§ **The problem**:
The data below should be restated word for word, with every picture omitted.

[Items from a data source]

[start]

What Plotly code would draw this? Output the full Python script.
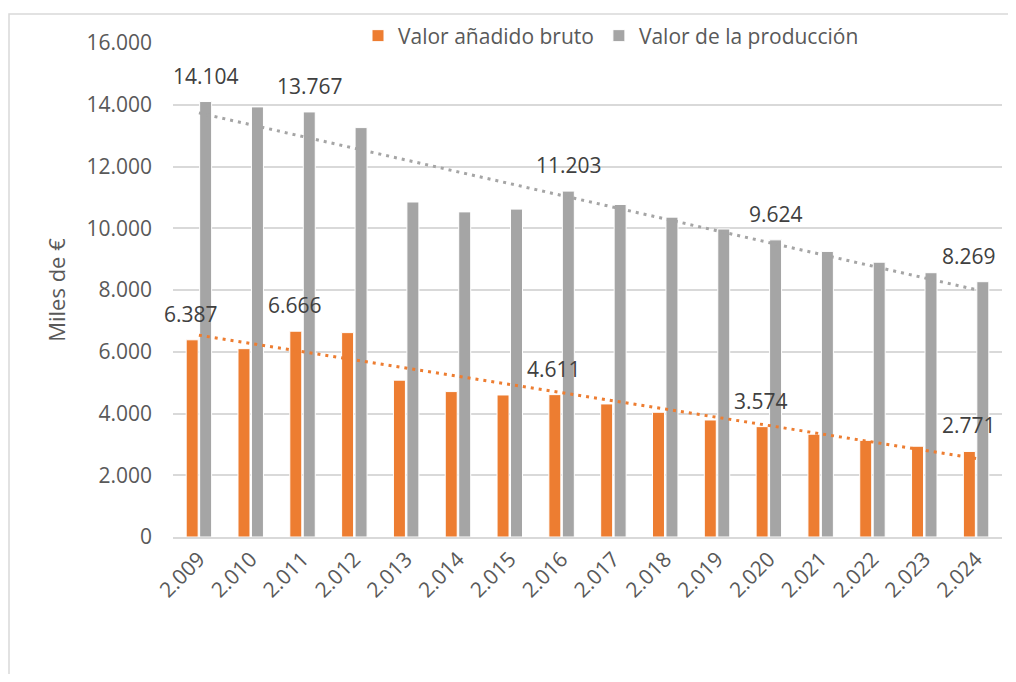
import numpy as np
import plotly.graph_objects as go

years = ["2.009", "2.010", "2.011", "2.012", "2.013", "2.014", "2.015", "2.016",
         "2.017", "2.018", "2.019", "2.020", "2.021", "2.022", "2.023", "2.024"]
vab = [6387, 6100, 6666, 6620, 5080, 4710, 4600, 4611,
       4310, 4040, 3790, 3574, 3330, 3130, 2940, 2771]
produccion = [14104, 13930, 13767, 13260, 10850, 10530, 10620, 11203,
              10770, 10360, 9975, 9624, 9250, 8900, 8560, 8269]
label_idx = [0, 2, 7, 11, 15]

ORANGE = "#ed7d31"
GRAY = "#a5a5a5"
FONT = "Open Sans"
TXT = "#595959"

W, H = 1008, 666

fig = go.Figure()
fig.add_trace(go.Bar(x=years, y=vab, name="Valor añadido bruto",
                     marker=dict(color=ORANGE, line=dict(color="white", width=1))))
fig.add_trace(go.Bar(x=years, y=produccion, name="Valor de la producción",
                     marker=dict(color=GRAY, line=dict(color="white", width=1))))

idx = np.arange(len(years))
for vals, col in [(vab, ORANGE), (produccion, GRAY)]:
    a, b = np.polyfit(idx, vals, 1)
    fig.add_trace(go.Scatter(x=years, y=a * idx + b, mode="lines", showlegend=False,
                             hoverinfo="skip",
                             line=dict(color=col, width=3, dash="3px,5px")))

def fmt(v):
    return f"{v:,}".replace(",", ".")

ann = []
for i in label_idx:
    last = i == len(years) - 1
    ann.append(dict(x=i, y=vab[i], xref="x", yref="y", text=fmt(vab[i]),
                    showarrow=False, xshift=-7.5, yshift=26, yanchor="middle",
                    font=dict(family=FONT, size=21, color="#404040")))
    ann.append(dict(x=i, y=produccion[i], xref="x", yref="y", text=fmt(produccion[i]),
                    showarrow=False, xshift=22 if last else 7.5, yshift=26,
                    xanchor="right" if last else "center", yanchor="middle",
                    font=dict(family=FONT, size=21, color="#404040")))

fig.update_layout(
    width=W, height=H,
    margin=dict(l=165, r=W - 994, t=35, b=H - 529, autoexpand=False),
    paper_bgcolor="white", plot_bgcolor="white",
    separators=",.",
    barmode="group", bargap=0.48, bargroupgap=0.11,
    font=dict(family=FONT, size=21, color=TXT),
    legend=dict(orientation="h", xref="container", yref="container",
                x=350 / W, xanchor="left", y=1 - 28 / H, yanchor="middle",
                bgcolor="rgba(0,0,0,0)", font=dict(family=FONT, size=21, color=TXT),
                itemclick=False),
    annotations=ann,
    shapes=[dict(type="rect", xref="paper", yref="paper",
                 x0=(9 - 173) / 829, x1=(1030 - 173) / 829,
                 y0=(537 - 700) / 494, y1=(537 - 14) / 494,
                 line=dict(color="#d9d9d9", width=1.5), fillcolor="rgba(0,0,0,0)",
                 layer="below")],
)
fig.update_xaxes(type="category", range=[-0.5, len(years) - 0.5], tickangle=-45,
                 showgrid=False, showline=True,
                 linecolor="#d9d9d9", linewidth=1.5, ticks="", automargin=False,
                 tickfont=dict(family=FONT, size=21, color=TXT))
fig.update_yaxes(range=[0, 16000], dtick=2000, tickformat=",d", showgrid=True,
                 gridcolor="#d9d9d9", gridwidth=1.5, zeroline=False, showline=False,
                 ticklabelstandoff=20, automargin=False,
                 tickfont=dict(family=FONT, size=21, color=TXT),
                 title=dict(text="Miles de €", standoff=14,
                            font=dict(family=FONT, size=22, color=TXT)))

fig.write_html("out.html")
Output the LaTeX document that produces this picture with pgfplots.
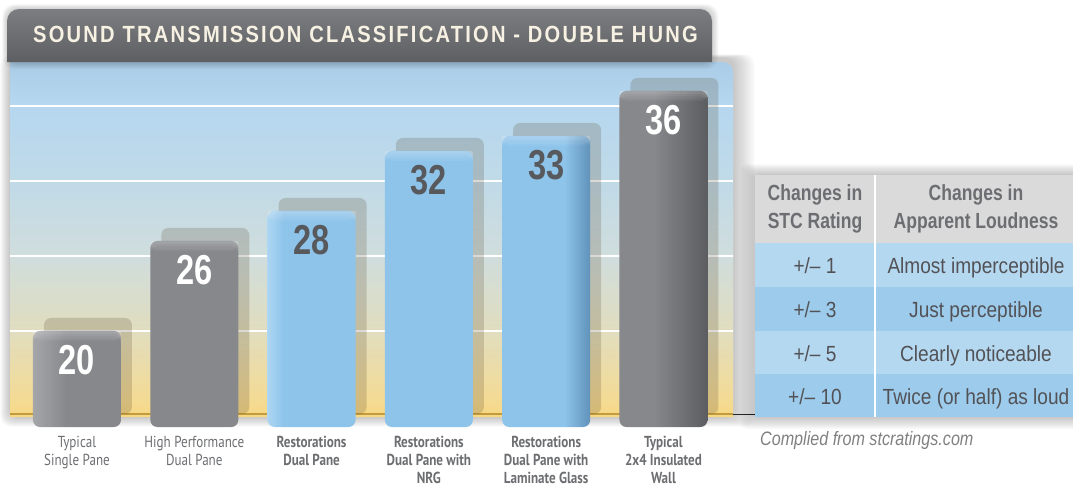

[end]

§ **Response**:
What Plotly code would draw this? Output the full Python script.
import numpy as np
import plotly.graph_objects as go

years = ["2.009", "2.010", "2.011", "2.012", "2.013", "2.014", "2.015", "2.016",
         "2.017", "2.018", "2.019", "2.020", "2.021", "2.022", "2.023", "2.024"]
vab = [6387, 6100, 6666, 6620, 5080, 4710, 4600, 4611,
       4310, 4040, 3790, 3574, 3330, 3130, 2940, 2771]
produccion = [14104, 13930, 13767, 13260, 10850, 10530, 10620, 11203,
              10770, 10360, 9975, 9624, 9250, 8900, 8560, 8269]
label_idx = [0, 2, 7, 11, 15]

ORANGE = "#ed7d31"
GRAY = "#a5a5a5"
FONT = "Open Sans"
TXT = "#595959"

W, H = 1008, 666

fig = go.Figure()
fig.add_trace(go.Bar(x=years, y=vab, name="Valor añadido bruto",
                     marker=dict(color=ORANGE, line=dict(color="white", width=1))))
fig.add_trace(go.Bar(x=years, y=produccion, name="Valor de la producción",
                     marker=dict(color=GRAY, line=dict(color="white", width=1))))

idx = np.arange(len(years))
for vals, col in [(vab, ORANGE), (produccion, GRAY)]:
    a, b = np.polyfit(idx, vals, 1)
    fig.add_trace(go.Scatter(x=years, y=a * idx + b, mode="lines", showlegend=False,
                             hoverinfo="skip",
                             line=dict(color=col, width=3, dash="3px,5px")))

def fmt(v):
    return f"{v:,}".replace(",", ".")

ann = []
for i in label_idx:
    last = i == len(years) - 1
    ann.append(dict(x=i, y=vab[i], xref="x", yref="y", text=fmt(vab[i]),
                    showarrow=False, xshift=-7.5, yshift=26, yanchor="middle",
                    font=dict(family=FONT, size=21, color="#404040")))
    ann.append(dict(x=i, y=produccion[i], xref="x", yref="y", text=fmt(produccion[i]),
                    showarrow=False, xshift=22 if last else 7.5, yshift=26,
                    xanchor="right" if last else "center", yanchor="middle",
                    font=dict(family=FONT, size=21, color="#404040")))

fig.update_layout(
    width=W, height=H,
    margin=dict(l=165, r=W - 994, t=35, b=H - 529, autoexpand=False),
    paper_bgcolor="white", plot_bgcolor="white",
    separators=",.",
    barmode="group", bargap=0.48, bargroupgap=0.11,
    font=dict(family=FONT, size=21, color=TXT),
    legend=dict(orientation="h", xref="container", yref="container",
                x=350 / W, xanchor="left", y=1 - 28 / H, yanchor="middle",
                bgcolor="rgba(0,0,0,0)", font=dict(family=FONT, size=21, color=TXT),
                itemclick=False),
    annotations=ann,
    shapes=[dict(type="rect", xref="paper", yref="paper",
                 x0=(9 - 173) / 829, x1=(1030 - 173) / 829,
                 y0=(537 - 700) / 494, y1=(537 - 14) / 494,
                 line=dict(color="#d9d9d9", width=1.5), fillcolor="rgba(0,0,0,0)",
                 layer="below")],
)
fig.update_xaxes(type="category", range=[-0.5, len(years) - 0.5], tickangle=-45,
                 showgrid=False, showline=True,
                 linecolor="#d9d9d9", linewidth=1.5, ticks="", automargin=False,
                 tickfont=dict(family=FONT, size=21, color=TXT))
fig.update_yaxes(range=[0, 16000], dtick=2000, tickformat=",d", showgrid=True,
                 gridcolor="#d9d9d9", gridwidth=1.5, zeroline=False, showline=False,
                 ticklabelstandoff=20, automargin=False,
                 tickfont=dict(family=FONT, size=21, color=TXT),
                 title=dict(text="Miles de €", standoff=14,
                            font=dict(family=FONT, size=22, color=TXT)))

fig.write_html("out.html")
Output the LaTeX document that produces this picture with pgfplots.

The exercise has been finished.